Figure 8.  Damage path, funnel cloud photo, and pictures from the ground damage survey for the tornado that formed in an outer rainband of the landfalling Typhoon Mujigae (2015). The damage path width is also indicated in the damage path figure. Adopted from Zhao et al. (2016).

Figure 9.  Composite radar reflectivity covering Typhoon Mujigae (2015) at 1500 LST 4 October 2015. The tornado track is indicated by the thick blue line segment pointed to by the blue arrow.

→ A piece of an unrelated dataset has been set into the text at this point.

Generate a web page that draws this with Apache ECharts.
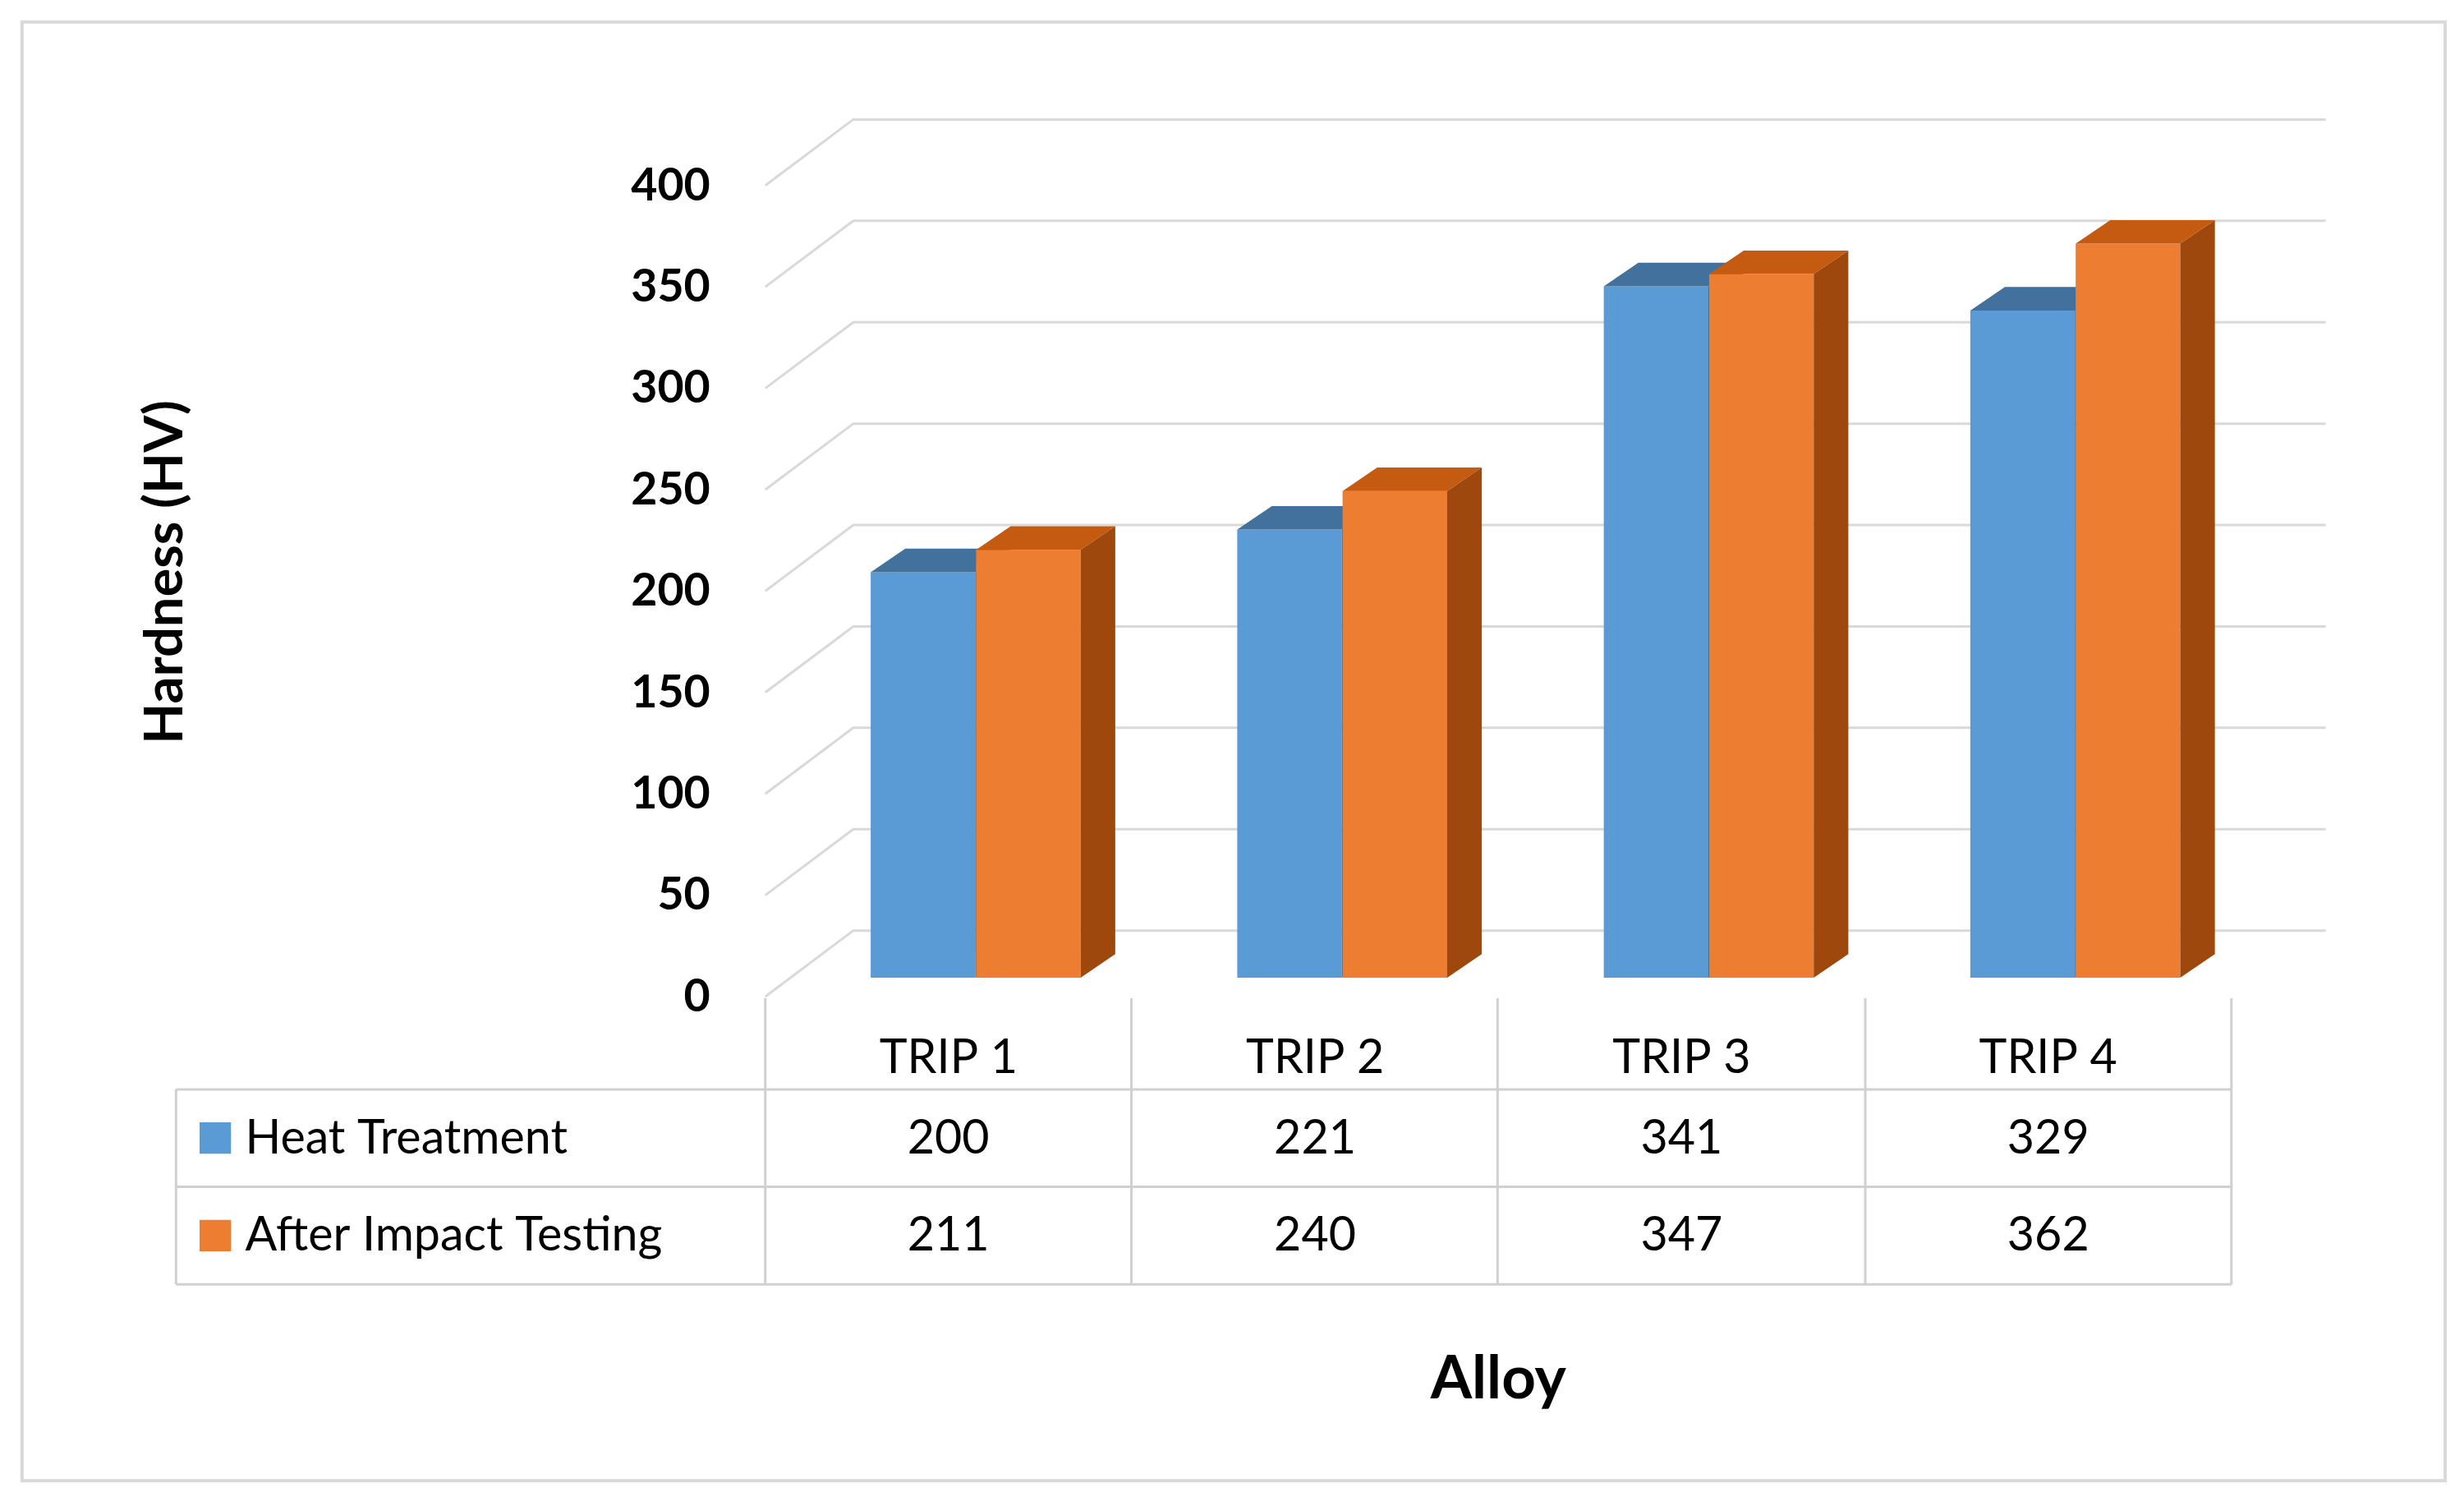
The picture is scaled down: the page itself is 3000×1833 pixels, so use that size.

The four tornadoes briefly introduced in this paper occurred in China within 10 months of one another. One was from a heavy precipitation supercell storm, one was from a mini-supercell within a typhoon rainband, and two were non-supercell tornadoes forming along a surface convergence boundary underneath rapidly developing cumulus clouds. Because of the relatively rarity of tornadoes in China, tornado research and forecasting have not been a top priority. Nonetheless, those tornadoes that do occur in China, including EF4 intensity ones, cause increasingly significant damage as the country's economy grows. Research on tornadogenesis dynamics and environmental conditions associated with tornadoes in China is therefore badly needed, and forecasting and warning operations for tornadoes are also clearly necessary. These and other cases with good coverage of observational data provide excellent opportunities for furthering such research and applications.